Essential regulatory elements
- tat plays an important role in regulating the reverse transcription of viral genome RNA, ensuring efficient synthesis of viral mRNAs and regulating the release of virions from infected cells. Tat is expressed as 72-amino acid one-exon Tat as well as the 86–101-amino-acid two-exon Tat, and plays an important role early in HIV infection. Tat binds to the bulged genomic RNA stem-loop secondary structure near the 5' LTR region forming the trans-activation response element.

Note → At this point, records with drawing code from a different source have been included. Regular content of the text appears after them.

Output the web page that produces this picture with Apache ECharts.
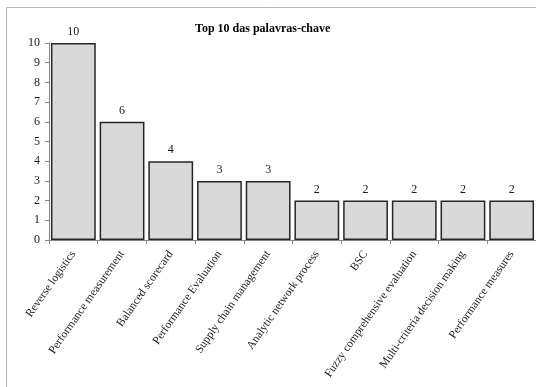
<!DOCTYPE html>
<html>
<head>
<meta charset="utf-8">
<script src="https://cdn.jsdelivr.net/npm/echarts@6/dist/echarts.min.js"></script>
<style>
  html, body { margin: 0; padding: 0; background: #fff; }
  #chart { width: 536px; height: 387px; }
</style>
</head>
<body>
<div id="chart"></div>
<script>
// Keyword frequency, top 10
const keywords = [
  'Reverse logistics',
  'Performance measurement',
  'Balanced scorecard',
  'Performance Evaluation',
  'Supply chain management',
  'Analytic network process',
  'BSC',
  'Fuzzy comprehensive evaluation',
  'Multi-criteria decision making',
  'Performance measures'
];
const counts = [10, 6, 4, 3, 3, 2, 2, 2, 2, 2];
const yTicks = [0, 1, 2, 3, 4, 5, 6, 7, 8, 9, 10];

const serif = '"Liberation Serif", "Times New Roman", serif';

const chart = echarts.init(document.getElementById('chart'));
chart.setOption({
  animation: false,
  textStyle: { fontFamily: serif },
  title: {
    text: 'Top 10 das palavras-chave',
    left: 190,
    top: 18,
    textStyle: { fontFamily: serif, fontSize: 12, fontWeight: 'bold', color: '#000' }
  },
  graphic: [{
    type: 'rect',
    shape: { x: 6.5, y: 7.5, width: 600, height: 600 },
    style: { fill: 'none', stroke: '#b5b5b5', lineWidth: 1 },
    z: -1
  }],
  grid: { left: 49, top: 43, width: 490, height: 197, containLabel: false },
  xAxis: {
    type: 'category',
    data: keywords,
    axisLine: { lineStyle: { color: '#868686', width: 1 } },
    axisTick: { show: true, length: 4, alignWithLabel: false, lineStyle: { color: '#868686' } },
    axisLabel: {
      interval: 0,
      rotate: 55,
      margin: 12,
      fontFamily: serif,
      fontSize: 11.5,
      color: '#1a1a1a'
    },
    splitLine: { show: false }
  },
  yAxis: {
    type: 'value',
    min: yTicks[0],
    max: yTicks[yTicks.length - 1],
    interval: 1,
    axisLine: { show: true, lineStyle: { color: '#868686', width: 1 } },
    axisTick: { show: true, length: 4, lineStyle: { color: '#868686' } },
    axisLabel: { fontFamily: serif, fontSize: 12, color: '#1a1a1a', margin: 9 },
    splitLine: { show: false }
  },
  series: [{
    type: 'bar',
    data: counts,
    barCategoryGap: '8%',
    itemStyle: { color: '#d9d9d9', borderColor: '#262626', borderWidth: 1.5 },
    label: {
      show: true,
      position: 'top',
      distance: 5,
      fontFamily: serif,
      fontSize: 12,
      color: '#1a1a1a'
    }
  }]
});
</script>
</body>
</html>
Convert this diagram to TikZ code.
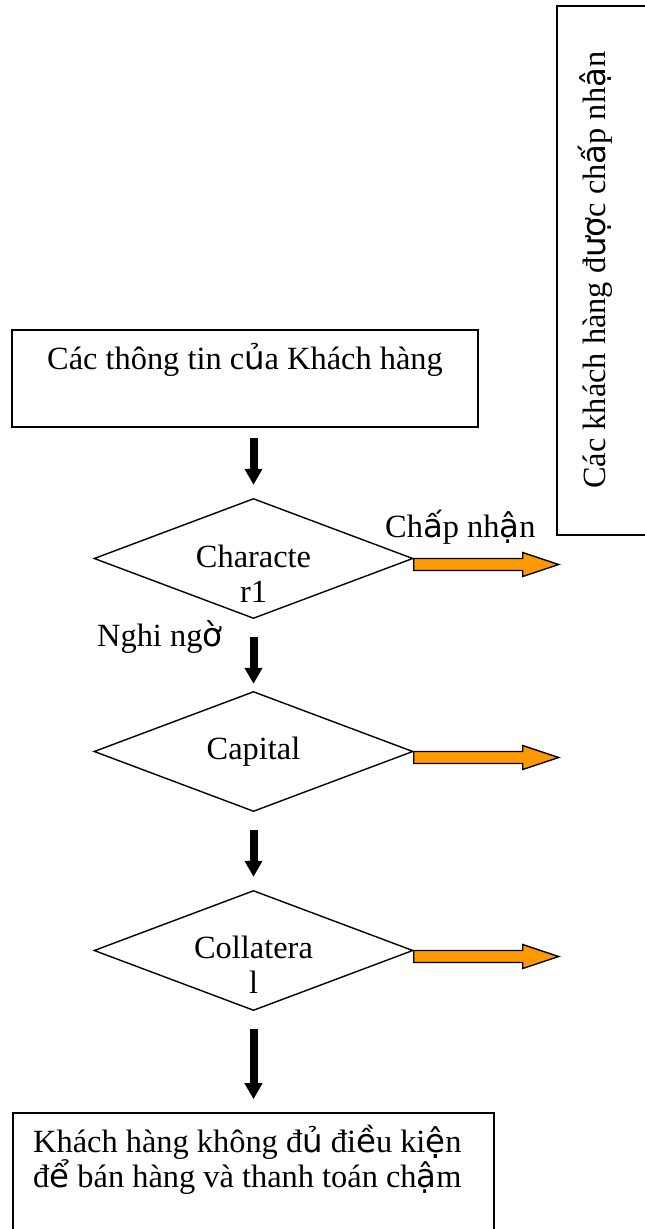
\documentclass[tikz,border=0pt]{standalone}
\usepackage{fontspec}
\setmainfont{Liberation Serif}
\newfontfamily\fbfont{DejaVu Sans}
% glyphs with stacked or horn diacritics are set in the sans fallback
\newcommand\fbk[1]{{\fbfont #1}}
\usetikzlibrary{shapes.geometric,arrows.meta}

\definecolor{arroworange}{RGB}{255,153,0}

\tikzset{
  frame/.style={draw, line width=1.6pt, inner sep=0pt},
  decision/.style={diamond, draw, line width=1.4pt, inner sep=0pt,
                   minimum width=319pt, minimum height=120pt},
  txt/.style={inner sep=0pt, anchor=base},
  flow/.style={line width=8pt, -{Triangle[width=17pt,length=16pt]}},
  accept/.style={draw, line width=1.4pt, fill=arroworange, line join=miter},
}

\begin{document}
\begin{tikzpicture}[x=1pt, y=-1pt, font=\fontsize{32.4}{35}\selectfont]
  \useasboundingbox (0,0) rectangle (645,1229);
  \clip (0,0) rectangle (645,1229);

  % input box
  \node[frame, minimum width=466pt, minimum height=97pt] (info) at (245,378.5) {};
  \node[txt] (infotxt) at (245,369) {Các thông tin c\fbk{ủ}a Khách hàng};

  % accepted customers box (runs off the right edge)
  \node[frame, minimum width=110pt, minimum height=529pt] (ok) at (612,270.5) {};
  \node[txt, rotate=90, anchor=base west] (oktxt) at (605,489)
    {Các khách hàng đ\fbk{ượ}c ch\fbk{ấ}p nh\fbk{ậ}n};

  % decisions
  \node[decision] (d1) at (253.5,558.5) {};
  \node[txt] (d1a) at (253.5,567) {Characte};
  \node[txt] (d1b) at (253.5,602) {r1};

  \node[decision] (d2) at (253.5,751.5) {};
  \node[txt] (d2a) at (253.5,759) {Capital};

  \node[decision] (d3) at (253.5,950.5) {};
  \node[txt] (d3a) at (253.5,958) {Collatera};
  \node[txt] (d3b) at (253.5,993) {l};

  % rejected box (runs off the bottom edge)
  \node[frame, minimum width=481pt, minimum height=140pt] (no) at (253.5,1183) {};
  \node[txt, anchor=base west] (notxt1) at (33,1152)
    {Khách hàng không đ\fbk{ủ} đi\fbk{ề}u ki\fbk{ệ}n};
  \node[txt, anchor=base west] (notxt2) at (33,1187)
    {đ\fbk{ể} bán hàng và thanh toán ch\fbk{ậ}m};

  % labels
  \node[txt, anchor=base west] (yes) at (385,537) {Ch\fbk{ấ}p nh\fbk{ậ}n};
  \node[txt, anchor=base west] (doubt) at (97,646) {Nghi ng\fbk{ờ}};

  % downward flow
  \draw[flow, shorten <=10pt, shorten >=13pt] (info.south -| d1.north) -- (d1.north);
  \draw[flow, shorten <=18pt, shorten >=7pt] (d1.south) -- (d2.north);
  \draw[flow, shorten <=18pt, shorten >=13pt] (d2.south) -- (d3.north);
  \draw[flow, shorten <=18pt, shorten >=13pt] (d3.south) -- (no.north -| d3.south);

  % acceptance arrows
  \foreach \d in {d1,d2,d3}{
    \draw[accept] (\d.east) -- ++(109,0) -- ++(0,-6) -- ++(36,12)
      -- ++(-36,12) -- ++(0,-6) -- ++(-109,0) -- cycle;
  }
\end{tikzpicture}
\end{document}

- rev : The Rev protein binds to the viral genome via an arginine-rich RNA-binding motif that also acts as a NLS, required for the transport of Rev to the nucleus from cytosol during viral replication. Rev recognizes a complex stem-loop structure of the mRNA env located in the intron separating coding exon of Tat and Rev, known as the HIV Rev response element. Rev is important for the synthesis of major viral proteins and is hence essential for viral replication.